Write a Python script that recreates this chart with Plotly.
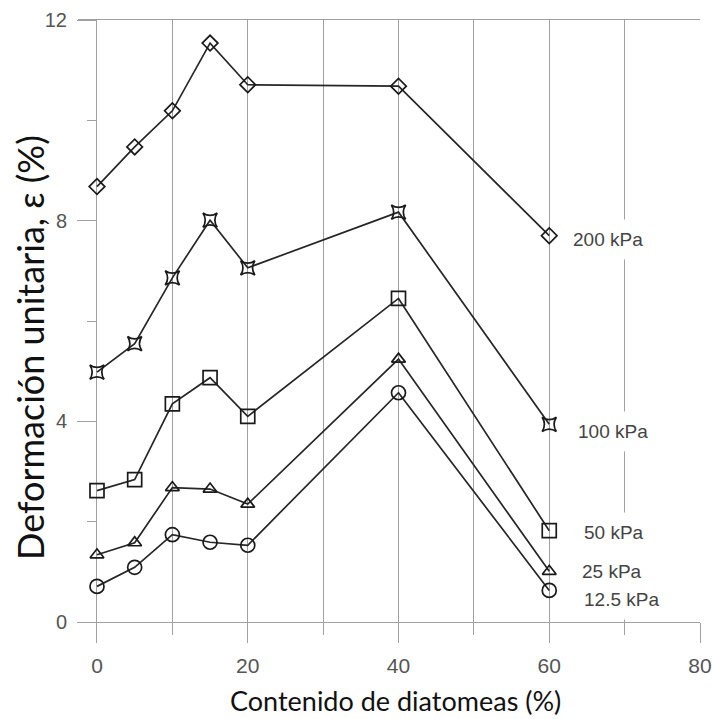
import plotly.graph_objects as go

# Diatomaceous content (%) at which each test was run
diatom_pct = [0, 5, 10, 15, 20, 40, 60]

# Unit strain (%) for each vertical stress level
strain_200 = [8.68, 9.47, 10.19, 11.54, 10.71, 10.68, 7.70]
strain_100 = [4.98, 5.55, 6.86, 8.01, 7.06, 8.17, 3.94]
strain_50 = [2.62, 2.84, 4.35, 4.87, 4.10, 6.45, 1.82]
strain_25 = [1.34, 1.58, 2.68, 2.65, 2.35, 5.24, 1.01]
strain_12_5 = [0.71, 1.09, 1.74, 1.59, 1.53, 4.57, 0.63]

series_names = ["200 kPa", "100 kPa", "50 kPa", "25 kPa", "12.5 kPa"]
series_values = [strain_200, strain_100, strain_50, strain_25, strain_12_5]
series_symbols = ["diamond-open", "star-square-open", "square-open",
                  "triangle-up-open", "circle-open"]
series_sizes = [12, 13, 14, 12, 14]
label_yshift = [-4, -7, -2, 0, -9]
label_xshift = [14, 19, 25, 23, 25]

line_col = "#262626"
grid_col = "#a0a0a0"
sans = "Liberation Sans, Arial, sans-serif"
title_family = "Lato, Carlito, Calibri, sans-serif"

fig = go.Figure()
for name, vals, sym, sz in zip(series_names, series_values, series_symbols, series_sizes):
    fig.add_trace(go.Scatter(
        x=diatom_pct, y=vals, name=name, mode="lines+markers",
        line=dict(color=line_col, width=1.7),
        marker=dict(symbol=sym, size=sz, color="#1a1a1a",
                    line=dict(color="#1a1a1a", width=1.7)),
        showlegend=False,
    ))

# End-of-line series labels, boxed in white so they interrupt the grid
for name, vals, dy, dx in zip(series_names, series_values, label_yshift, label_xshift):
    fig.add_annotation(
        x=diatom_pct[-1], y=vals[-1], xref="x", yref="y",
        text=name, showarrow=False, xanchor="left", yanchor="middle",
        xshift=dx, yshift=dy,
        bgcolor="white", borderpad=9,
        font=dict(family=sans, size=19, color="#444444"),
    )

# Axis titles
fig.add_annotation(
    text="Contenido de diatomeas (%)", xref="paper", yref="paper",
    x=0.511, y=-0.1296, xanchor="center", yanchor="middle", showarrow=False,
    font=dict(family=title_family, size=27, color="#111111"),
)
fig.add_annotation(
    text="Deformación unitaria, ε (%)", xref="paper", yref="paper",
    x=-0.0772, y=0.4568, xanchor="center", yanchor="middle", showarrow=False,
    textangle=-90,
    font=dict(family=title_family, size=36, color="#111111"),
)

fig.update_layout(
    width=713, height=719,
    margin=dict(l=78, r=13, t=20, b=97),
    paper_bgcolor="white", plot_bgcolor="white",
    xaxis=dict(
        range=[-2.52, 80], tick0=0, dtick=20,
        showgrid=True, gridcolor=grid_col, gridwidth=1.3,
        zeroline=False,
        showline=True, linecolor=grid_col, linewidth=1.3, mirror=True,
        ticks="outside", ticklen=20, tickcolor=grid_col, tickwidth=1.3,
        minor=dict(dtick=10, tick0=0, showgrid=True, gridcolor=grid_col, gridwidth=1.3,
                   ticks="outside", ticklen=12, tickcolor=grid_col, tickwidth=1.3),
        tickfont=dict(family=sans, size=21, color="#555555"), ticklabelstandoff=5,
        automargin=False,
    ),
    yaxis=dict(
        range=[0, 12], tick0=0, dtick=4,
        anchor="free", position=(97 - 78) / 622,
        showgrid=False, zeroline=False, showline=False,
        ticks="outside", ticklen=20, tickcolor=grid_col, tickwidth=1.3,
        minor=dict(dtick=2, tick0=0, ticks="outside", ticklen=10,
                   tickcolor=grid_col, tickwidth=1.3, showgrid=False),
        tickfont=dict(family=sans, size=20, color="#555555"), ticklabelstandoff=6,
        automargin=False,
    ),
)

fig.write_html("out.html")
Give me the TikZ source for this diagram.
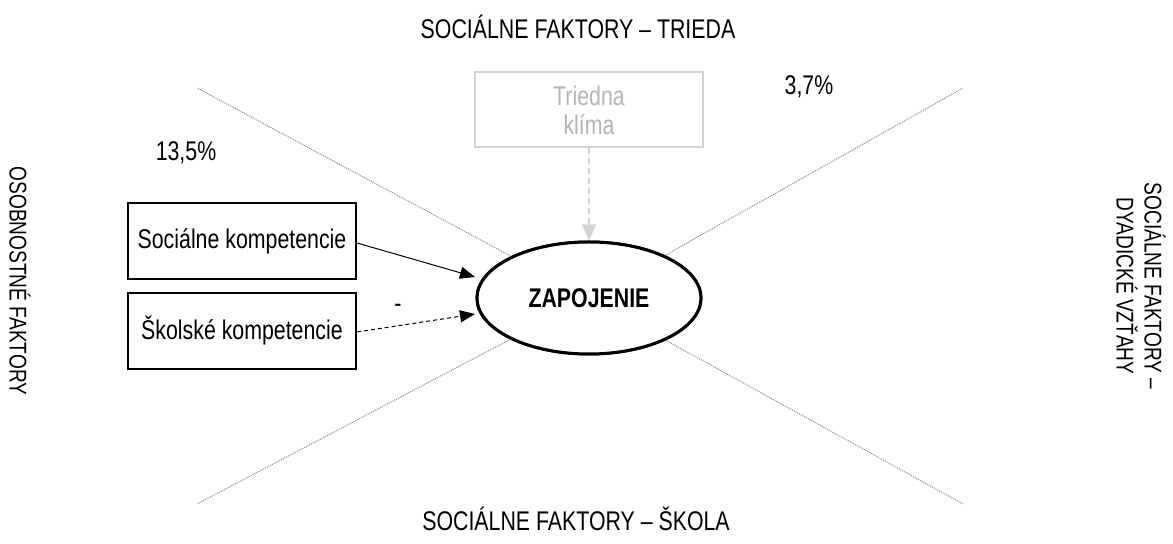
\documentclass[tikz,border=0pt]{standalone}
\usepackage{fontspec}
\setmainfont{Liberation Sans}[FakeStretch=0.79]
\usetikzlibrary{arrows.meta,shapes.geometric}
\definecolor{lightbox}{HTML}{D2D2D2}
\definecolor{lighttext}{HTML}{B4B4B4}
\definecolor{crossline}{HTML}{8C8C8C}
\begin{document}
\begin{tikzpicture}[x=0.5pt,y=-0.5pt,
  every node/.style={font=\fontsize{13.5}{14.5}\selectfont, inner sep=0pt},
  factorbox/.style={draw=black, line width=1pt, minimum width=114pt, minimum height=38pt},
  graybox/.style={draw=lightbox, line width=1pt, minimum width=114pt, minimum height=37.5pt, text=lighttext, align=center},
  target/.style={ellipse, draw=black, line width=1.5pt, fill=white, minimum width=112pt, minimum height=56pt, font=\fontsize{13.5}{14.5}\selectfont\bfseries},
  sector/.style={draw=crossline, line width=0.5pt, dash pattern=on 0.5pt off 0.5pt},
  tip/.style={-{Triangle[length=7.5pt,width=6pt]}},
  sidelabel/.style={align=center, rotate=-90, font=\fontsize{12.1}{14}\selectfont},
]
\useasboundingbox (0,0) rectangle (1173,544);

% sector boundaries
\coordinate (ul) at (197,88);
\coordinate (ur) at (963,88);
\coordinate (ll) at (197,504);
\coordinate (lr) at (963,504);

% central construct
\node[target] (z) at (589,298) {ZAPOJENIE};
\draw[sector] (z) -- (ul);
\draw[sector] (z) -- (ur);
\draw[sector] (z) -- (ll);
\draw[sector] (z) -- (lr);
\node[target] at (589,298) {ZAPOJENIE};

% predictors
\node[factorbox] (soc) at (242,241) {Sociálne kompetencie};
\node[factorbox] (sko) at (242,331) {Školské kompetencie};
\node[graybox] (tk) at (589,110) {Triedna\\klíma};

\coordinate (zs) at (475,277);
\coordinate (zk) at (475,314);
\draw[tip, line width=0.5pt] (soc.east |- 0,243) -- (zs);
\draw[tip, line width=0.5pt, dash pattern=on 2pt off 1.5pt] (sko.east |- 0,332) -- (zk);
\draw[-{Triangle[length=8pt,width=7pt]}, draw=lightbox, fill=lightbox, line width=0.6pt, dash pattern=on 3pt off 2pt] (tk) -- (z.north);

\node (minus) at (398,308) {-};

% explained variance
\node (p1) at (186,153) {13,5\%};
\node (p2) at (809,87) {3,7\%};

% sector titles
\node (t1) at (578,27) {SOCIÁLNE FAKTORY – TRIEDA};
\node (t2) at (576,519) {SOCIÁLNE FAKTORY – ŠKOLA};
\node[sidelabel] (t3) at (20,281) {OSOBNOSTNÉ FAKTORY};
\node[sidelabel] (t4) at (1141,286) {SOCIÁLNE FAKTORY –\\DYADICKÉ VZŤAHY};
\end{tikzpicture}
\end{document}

==================================================

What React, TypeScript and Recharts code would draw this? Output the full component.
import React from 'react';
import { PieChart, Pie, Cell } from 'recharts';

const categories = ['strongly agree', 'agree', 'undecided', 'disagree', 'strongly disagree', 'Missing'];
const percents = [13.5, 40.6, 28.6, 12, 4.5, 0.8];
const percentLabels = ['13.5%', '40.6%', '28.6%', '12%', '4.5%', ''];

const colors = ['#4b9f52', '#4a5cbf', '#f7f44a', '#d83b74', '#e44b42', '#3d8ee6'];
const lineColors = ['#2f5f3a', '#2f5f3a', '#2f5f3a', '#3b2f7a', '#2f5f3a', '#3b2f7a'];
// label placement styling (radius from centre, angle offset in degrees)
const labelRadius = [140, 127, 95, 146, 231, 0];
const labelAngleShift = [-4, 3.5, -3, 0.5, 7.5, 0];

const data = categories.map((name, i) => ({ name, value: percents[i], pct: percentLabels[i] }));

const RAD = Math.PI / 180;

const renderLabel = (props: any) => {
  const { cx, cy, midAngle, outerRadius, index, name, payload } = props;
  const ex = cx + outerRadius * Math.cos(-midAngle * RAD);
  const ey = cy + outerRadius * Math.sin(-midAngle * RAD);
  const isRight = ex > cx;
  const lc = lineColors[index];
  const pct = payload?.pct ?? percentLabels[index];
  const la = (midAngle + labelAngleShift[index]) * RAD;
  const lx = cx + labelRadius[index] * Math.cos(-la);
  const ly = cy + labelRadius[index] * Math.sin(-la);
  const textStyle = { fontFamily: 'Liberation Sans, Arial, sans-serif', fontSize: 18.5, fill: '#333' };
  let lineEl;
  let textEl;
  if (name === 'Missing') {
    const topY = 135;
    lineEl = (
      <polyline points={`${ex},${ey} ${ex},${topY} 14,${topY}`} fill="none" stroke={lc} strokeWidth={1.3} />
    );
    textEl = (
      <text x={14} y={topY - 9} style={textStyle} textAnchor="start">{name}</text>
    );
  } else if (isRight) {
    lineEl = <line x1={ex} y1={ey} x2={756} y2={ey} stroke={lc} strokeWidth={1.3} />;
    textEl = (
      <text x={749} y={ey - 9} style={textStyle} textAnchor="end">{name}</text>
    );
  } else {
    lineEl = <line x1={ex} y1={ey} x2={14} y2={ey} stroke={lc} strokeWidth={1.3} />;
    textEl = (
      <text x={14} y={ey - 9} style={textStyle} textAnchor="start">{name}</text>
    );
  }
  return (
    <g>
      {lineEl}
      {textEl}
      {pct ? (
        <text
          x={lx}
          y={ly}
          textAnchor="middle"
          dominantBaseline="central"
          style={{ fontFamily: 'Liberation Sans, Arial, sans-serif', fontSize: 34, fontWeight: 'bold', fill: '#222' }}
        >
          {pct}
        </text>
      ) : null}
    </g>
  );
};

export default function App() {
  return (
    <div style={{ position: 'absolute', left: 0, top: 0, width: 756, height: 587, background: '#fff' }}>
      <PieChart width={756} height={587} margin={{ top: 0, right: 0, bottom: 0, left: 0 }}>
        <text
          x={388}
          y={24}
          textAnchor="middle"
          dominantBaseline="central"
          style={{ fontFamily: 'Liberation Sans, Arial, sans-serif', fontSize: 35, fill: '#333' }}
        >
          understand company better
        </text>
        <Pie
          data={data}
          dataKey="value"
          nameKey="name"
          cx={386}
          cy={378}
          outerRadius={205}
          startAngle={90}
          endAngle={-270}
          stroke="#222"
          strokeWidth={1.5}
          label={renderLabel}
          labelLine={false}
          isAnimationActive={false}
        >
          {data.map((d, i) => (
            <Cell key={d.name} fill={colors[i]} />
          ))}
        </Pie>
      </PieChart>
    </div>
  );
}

==================================================

WHAT YOU NEED TO DO
Look above for the line with "Write a Python" and copy exactly from it through the line with "strain_12_5 = [0.71, 1.09, 1.74, 1.59, 1.53, 4.57, 0.63]", both included. Omit the pictures.

RESULT OF THIS TASK
Write a Python script that recreates this chart with Plotly.
import plotly.graph_objects as go

# Diatomaceous content (%) at which each test was run
diatom_pct = [0, 5, 10, 15, 20, 40, 60]

# Unit strain (%) for each vertical stress level
strain_200 = [8.68, 9.47, 10.19, 11.54, 10.71, 10.68, 7.70]
strain_100 = [4.98, 5.55, 6.86, 8.01, 7.06, 8.17, 3.94]
strain_50 = [2.62, 2.84, 4.35, 4.87, 4.10, 6.45, 1.82]
strain_25 = [1.34, 1.58, 2.68, 2.65, 2.35, 5.24, 1.01]
strain_12_5 = [0.71, 1.09, 1.74, 1.59, 1.53, 4.57, 0.63]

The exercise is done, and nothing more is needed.